[Editoriale pubblicato sul numero di luglio della newsletter del Settore Politiche del Lavoro e del Settore Formazione Professionale della Provincia di Foggia. Qui il numero integrale, per quanti volessero scaricarlo]
Ancora prima che la Consulta dichiarasse l’incostituzionalità della riforma delle Province, dal Governo erano giunti segnali, se non di ripensamento, almeno di un diverso approccio al problema del futuro dell’ente intermedio, e su un tema caldissimo quale il sostegno all’occupazione giovanile e alle politiche attive per il lavoro.
Il piano europeo di contrasto alla disoccupazione giovanile destina all’Italia 1,5 miliardi che si spera di poter spendere subito, tra il 2014 e il 2015, anziché spalmarli sui sette anni di durata del progetto europeo. Ma come?
Si è discusso se far gestire questi finanziamenti ai servizi pubblici per il lavoro oppure a quelli privati e alla fine è prevalsa la prima ipotesi. Ma i servizi territoriali sono attualmente affidati alle Province, destinate comunque alla soppressione, almeno stando alle dichiarazioni programmatiche del Premier e alle dichiarazioni degli esponenti del Governo.
La privatizzazione della gestione dei finanziamenti comunitari, oltre che essere azzardata, sembra improponibile. Come ha spiegato il sottosegretario al Lavoro, Carlo Dell’Aringa, ”l’Italia ha una tradizione modesta nel campo dei servizi per il lavoro, per i quali spende un decimo della Germania, e questo è uno dei mali del Paese”. Più che privatizzare, si tratta dunque di potenziare i servizi pubblici per il lavoro.
“La Germania – ha detto ancora Dell’Aringa – spende in questo campo 5 miliardi all’anno e impiega nel settore 70 mila dipendenti. Noi investiamo nei servizi per l’impiego 500 milioni all’anno, con un personale di 7.000 dipendenti. Il risultato è che in Germania c’è meno disoccupazione e si spende meno per gli ammortizzatori sociali. Su apprendistato, alternanza scuola-lavoro, formazione professionale, l’Italia è agli ultimi posti nelle classifiche dei paesi sviluppati”.

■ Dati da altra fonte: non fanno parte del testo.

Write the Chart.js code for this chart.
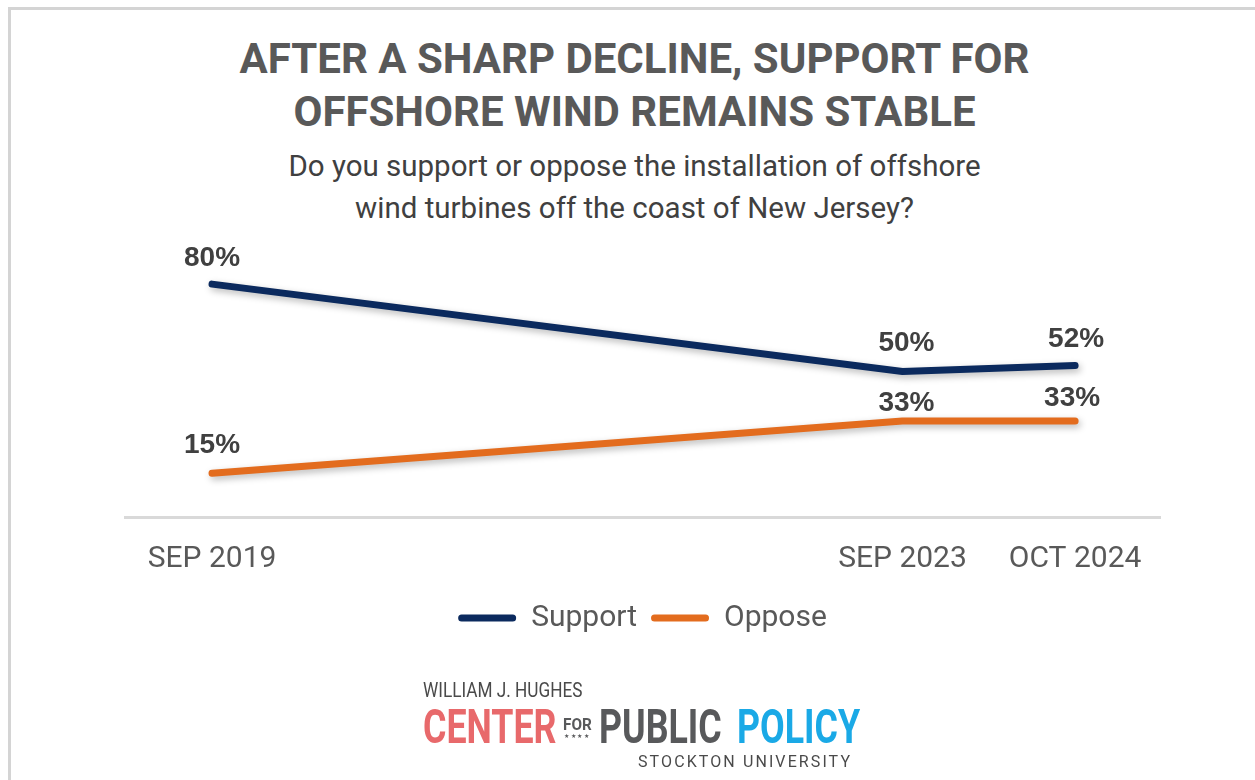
<!DOCTYPE html>
<html>
<head>
<meta charset="utf-8">
<script src="https://cdn.jsdelivr.net/npm/chart.js@4.4.1/dist/chart.umd.min.js"></script>
<style>
    html, body { margin: 0; padding: 0; background: #fff; overflow: hidden; }
    body { width: 1255px; height: 780px; position: relative; font-family: Roboto, "Liberation Sans", sans-serif; }
    .frame { position: absolute; left: 8px; top: 7px; width: 1300px; height: 800px;
             border-top: 3px solid #d4d4d4; border-left: 3px solid #d4d4d4; }
    .line { position: absolute; left: 7px; width: 1255px; text-align: center; line-height: 1; white-space: nowrap; }
    .title { font-weight: bold; font-size: 42px; color: #595959; }
    .sub { font-size: 29.5px; color: #404040; }
    .logo { position: absolute; line-height: 1; white-space: nowrap; transform-origin: left top; }
    .big { font-weight: bold; font-size: 49px; transform: scaleX(0.73); }
    #wrap { position: absolute; left: 0; top: 0; width: 1255px; height: 780px; }
</style>
</head>
<body>
<div class="frame"></div>

<div class="line title" style="top:37.6px">AFTER A SHARP DECLINE, SUPPORT FOR</div>
<div class="line title" style="top:90.6px">OFFSHORE WIND REMAINS STABLE</div>
<div class="line sub" style="top:152px">Do you support or oppose the installation of offshore</div>
<div class="line sub" style="top:194px">wind turbines off the coast of New Jersey?</div>

<div id="wrap"><canvas id="lineChart" width="1255" height="780"></canvas></div>

<div class="logo" style="left:423px; top:680px; font-size:20px; color:#4a4a4a; transform:scaleX(0.86)">WILLIAM J. HUGHES</div>
<div class="logo big" style="left:423px; top:702px; color:#e8696b">CENTER</div>
<div class="logo" style="left:563px; top:716px; font-size:17px; font-weight:bold; color:#58595b; transform:scaleX(0.9)">FOR</div>
<div class="logo" style="left:564px; top:733px; font-size:6px; letter-spacing:1.5px; color:#58595b">★★★★</div>
<div class="logo big" style="left:599px; top:702px; color:#58595b">PUBLIC</div>
<div class="logo big" style="left:737px; top:702px; color:#1aa9e6">POLICY</div>
<div class="logo" style="left:638px; top:753.5px; font-size:16px; letter-spacing:2.1px; color:#4a4a4a">STOCKTON UNIVERSITY</div>

<script>
// Survey waves (x = approx. months after the Sep 2019 poll)
const waveLabels = ['SEP 2019', 'SEP 2023', 'OCT 2024'];
const waveMonths = [0, 48.8, 61];

// Percent of respondents
const supportValues = [80, 50, 52];
const opposeValues = [15, 33, 33];

const seriesNames = ['Support', 'Oppose'];
const seriesColors = ['#0b2a5e', '#e36c1e'];

const toPoints = vals => vals.map((v, i) => ({ x: waveMonths[i], y: v }));

// soft drop shadow under the lines
const lineShadow = {
    id: 'lineShadow',
    beforeDatasetDraw(chart) {
        const ctx = chart.ctx;
        ctx.save();
        ctx.shadowColor = 'rgba(0,0,0,0.28)';
        ctx.shadowBlur = 7;
        ctx.shadowOffsetX = 2;
        ctx.shadowOffsetY = 3;
    },
    afterDatasetDraw(chart) {
        chart.ctx.restore();
    }
};

// value labels above each point
const pointLabels = {
    id: 'pointLabels',
    afterDatasetsDraw(chart, args, opts) {
        const ctx = chart.ctx;
        ctx.save();
        ctx.font = opts.font;
        ctx.fillStyle = opts.color;
        ctx.textAlign = 'center';
        ctx.textBaseline = 'middle';
        chart.data.datasets.forEach((ds, i) => {
            const meta = chart.getDatasetMeta(i);
            meta.data.forEach((pt, j) => {
                ctx.fillText(ds.data[j].y + '%', pt.x + opts.shiftX[i][j], pt.y - opts.offsets[i][j]);
            });
        });
        ctx.restore();
    }
};

const ctx = document.getElementById('lineChart');
new Chart(ctx, {
    type: 'line',
    data: {
        datasets: [
            { label: seriesNames[0], data: toPoints(supportValues) },
            { label: seriesNames[1], data: toPoints(opposeValues) }
        ].map((ds, i) => Object.assign(ds, {
            borderColor: seriesColors[i],
            backgroundColor: seriesColors[i],
            borderWidth: 7,
            borderCapStyle: 'round',
            borderJoinStyle: 'round',
            pointRadius: 0,
            tension: 0
        }))
    },
    options: {
        responsive: false,
        animation: false,
        devicePixelRatio: 1,
        layout: { padding: { left: 125, right: 95, top: 255, bottom: 137 } },
        scales: {
            x: {
                type: 'linear',
                min: -6.15,
                max: 67,
                afterBuildTicks: axis => { axis.ticks = waveMonths.map(v => ({ value: v })); },
                afterFit: axis => { axis.height -= 12; },
                grid: { display: false, drawTicks: false },
                border: { display: true, color: '#d9d9d9', width: 3 },
                ticks: {
                    autoSkip: false,
                    maxRotation: 0,
                    padding: 24,
                    color: '#595959',
                    font: { family: 'Roboto', size: 30 },
                    callback: value => waveLabels[waveMonths.indexOf(value)]
                }
            },
            y: {
                display: false,
                min: 0,
                max: 90
            }
        },
        plugins: {
            legend: {
                position: 'bottom',
                labels: {
                    boxWidth: 58,
                    boxHeight: 7,
                    padding: 14,
                    color: '#595959',
                    font: { family: 'Roboto', size: 30 },
                    useBorderRadius: true,
                    borderRadius: 3.5,
                    generateLabels: chart => Chart.defaults.plugins.legend.labels.generateLabels(chart)
                        .map(item => Object.assign(item, { lineWidth: 0, fillStyle: item.strokeStyle }))
                }
            },
            tooltip: { enabled: false },
            pointLabels: {
                font: 'bold 28px "Liberation Sans"',
                color: '#404040',
                offsets: [[26, 28, 26.5], [28, 17.5, 22.5]],
                shiftX: [[0, 4, 1], [0, 4, -3]]
            }
        }
    },
    plugins: [lineShadow, pointLabels]
});
</script>
</body>
</html>
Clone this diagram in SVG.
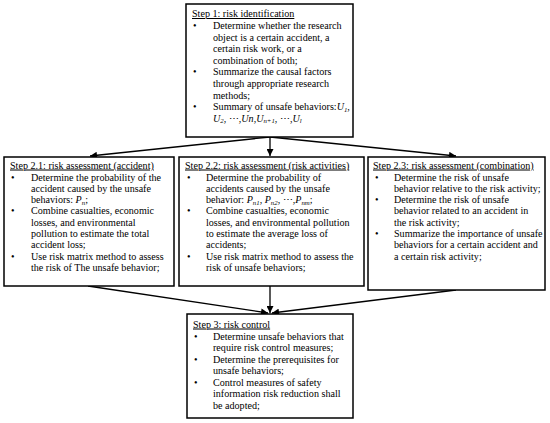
<svg xmlns="http://www.w3.org/2000/svg" width="550" height="423" viewBox="0 0 550 423">
<style>
text{font-family:"Liberation Serif","Times New Roman",serif;font-size:10.1px;fill:#000}
.t{text-decoration:underline}
.box{fill:#fff;stroke:#000;stroke-width:1.5}
.c{stroke:#000;stroke-width:1.3;fill:none;marker-end:url(#ah)}
.i{font-style:italic}
.s{font-size:6.8px;font-style:italic}
</style>
<defs>
<marker id="ah" viewBox="0 0 10 10" refX="10" refY="5" markerWidth="8" markerHeight="7" markerUnits="userSpaceOnUse" orient="auto">
<path d="M0,0 L10,5 L0,10 Z" fill="#000"/>
</marker>
</defs>
<rect width="550" height="423" fill="#fff"/>
<g id="connectors">
<line class="c" x1="270" y1="137" x2="270" y2="156"/>
<line class="c" x1="270" y1="137" x2="90" y2="156"/>
<line class="c" x1="270" y1="137" x2="456" y2="156"/>
<line class="c" x1="270" y1="286" x2="270" y2="313"/>
<line class="c" x1="88" y1="286" x2="268" y2="313"/>
<line class="c" x1="456" y1="290" x2="272" y2="313"/>
</g>
<g id="step1">
<rect class="box" x="186" y="4" width="167" height="133"/>
<text x="192" y="17" class="t">Step 1: risk identification</text>
<text x="193" y="29">•</text><text x="213" y="29">Determine whether the research</text>
<text x="213" y="40.6">object is a certain accident, a</text>
<text x="213" y="52.2">certain risk work, or a</text>
<text x="213" y="63.8">combination of both;</text>
<text x="193" y="75.4">•</text><text x="213" y="75.4">Summarize the causal factors</text>
<text x="213" y="87">through appropriate research</text>
<text x="213" y="98.6">methods;</text>
<text x="193" y="110.2">•</text><text x="213" y="110.2">Summary of unsafe behaviors:<tspan class="i">U</tspan><tspan class="s" dy="1.5">1</tspan><tspan dy="-1.5">,</tspan></text>
<text x="213" y="121.8"><tspan class="i">U</tspan><tspan class="s" dy="1.5">2</tspan><tspan dy="-1.5">, ⋯,</tspan><tspan class="i">Un</tspan>,<tspan class="i">U</tspan><tspan class="s" dy="1.5">n+1</tspan><tspan dy="-1.5">, ⋯,</tspan><tspan class="i">U</tspan><tspan class="s" dy="1.5">l</tspan></text>
</g>
<g id="step21">
<rect class="box" x="4" y="157" width="170" height="129"/>
<text x="10" y="168.5" class="t">Step 2.1: risk assessment (accident)</text>
<text x="11" y="180.5">•</text><text x="31" y="180.5">Determine the probability of the</text>
<text x="31" y="191.8">accident caused by the unsafe</text>
<text x="31" y="203.1">behaviors: <tspan class="i">P</tspan><tspan class="s" dy="1.5">n</tspan><tspan dy="-1.5">;</tspan></text>
<text x="11" y="214.4">•</text><text x="31" y="214.4">Combine casualties, economic</text>
<text x="31" y="225.7">losses, and environmental</text>
<text x="31" y="237">pollution to estimate the total</text>
<text x="31" y="248.3">accident loss;</text>
<text x="11" y="259.6">•</text><text x="31" y="259.6">Use risk matrix method to assess</text>
<text x="31" y="270.9">the risk of The unsafe behavior;</text>
</g>
<g id="step22">
<rect class="box" x="179" y="157" width="185" height="129"/>
<text x="185" y="168.5" class="t">Step 2.2: risk assessment (risk activities)</text>
<text x="187" y="180.5">•</text><text x="206" y="180.5">Determine the probability of</text>
<text x="206" y="191.8">accidents caused by the unsafe</text>
<text x="206" y="203.1">behavior: <tspan class="i">P</tspan><tspan class="s" dy="1.5">n1</tspan><tspan dy="-1.5">, </tspan><tspan class="i">P</tspan><tspan class="s" dy="1.5">n2</tspan><tspan dy="-1.5">, ⋯,</tspan><tspan class="i">P</tspan><tspan class="s" dy="1.5">nm</tspan><tspan dy="-1.5">;</tspan></text>
<text x="187" y="214.4">•</text><text x="206" y="214.4">Combine casualties, economic</text>
<text x="206" y="225.7">losses, and environmental pollution</text>
<text x="206" y="237">to estimate the average loss of</text>
<text x="206" y="248.3">accidents;</text>
<text x="187" y="259.6">•</text><text x="206" y="259.6">Use risk matrix method to assess the</text>
<text x="206" y="270.9">risk of unsafe behaviors;</text>
</g>
<g id="step23">
<rect class="box" x="368" y="157" width="177" height="133"/>
<text x="373" y="168.5" class="t">Step 2.3: risk assessment (combination)</text>
<text x="375" y="180.5">•</text><text x="394" y="180.5">Determine the risk of unsafe</text>
<text x="394" y="191.8">behavior relative to the risk activity;</text>
<text x="375" y="203.1">•</text><text x="394" y="203.1">Determine the risk of unsafe</text>
<text x="394" y="214.4">behavior related to an accident in</text>
<text x="394" y="225.7">the risk activity;</text>
<text x="375" y="237">•</text><text x="394" y="237">Summarize the importance of unsafe</text>
<text x="394" y="248.3">behaviors for a certain accident and</text>
<text x="394" y="259.6">a certain risk activity;</text>
</g>
<g id="step3">
<rect class="box" x="187" y="314" width="166" height="104"/>
<text x="193" y="327.5" class="t">Step 3: risk control</text>
<text x="194" y="339.5">•</text><text x="213" y="339.5">Determine unsafe behaviors that</text>
<text x="213" y="351">require risk control measures;</text>
<text x="194" y="362.5">•</text><text x="213" y="362.5">Determine the prerequisites for</text>
<text x="213" y="374">unsafe behaviors;</text>
<text x="194" y="385.5">•</text><text x="213" y="385.5">Control measures of safety</text>
<text x="213" y="397">information risk reduction shall</text>
<text x="213" y="408.5">be adopted;</text>
</g>
</svg>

Ma come saranno articolati i nuovi servizi pubblici per l’impiego, visto che la sorte delle Province che ne gestiscono un pezzo tutt’altro che marginale, sembra segnata.
Su La Voce Info, Luigi Olivieri ha posto il problema con molta chiarezza: “Le province sono un convitato di pietra, perché sono loro a gestire direttamente i servizi pubblici, mediante i centri per l’impiego. Se l’intento è potenziare questi uffici, il Governo deve decidere senza più alcun indugio quale ente avrà la titolarità dei centri per l’impiego. Non si può rinviare la questione alle calende greche di una legge costituzionale che abolisca (scelta, per altro, discutibile) le province, perché non sarebbe possibile attivare le azioni in assenza del potenziamento degli uffici, troppo sottodotati in risorse e personale (dieci volte meno della Germania) per poter garantire efficienza.”
Ed ecco il colpo di scena. Le modifiche organizzative ai servizi per l’impiego cui il Ministero sta lavorando riguarderanno più che altro i livelli “alti” della struttura. In basso si punta al potenziamento dei Centri per l’Impiego. E con la partecipazione delle Province. A dirlo è stato proprio il sottosegretario dell’Aringa, che ha parlato di “una struttura di missione del Ministero del Lavoro, con la partecipazione di Regioni, Province, Camere di Commercio e due agenzie ministeriali”, la cui mission sarà proprio “il rafforzamento dei centri per l’impiego”.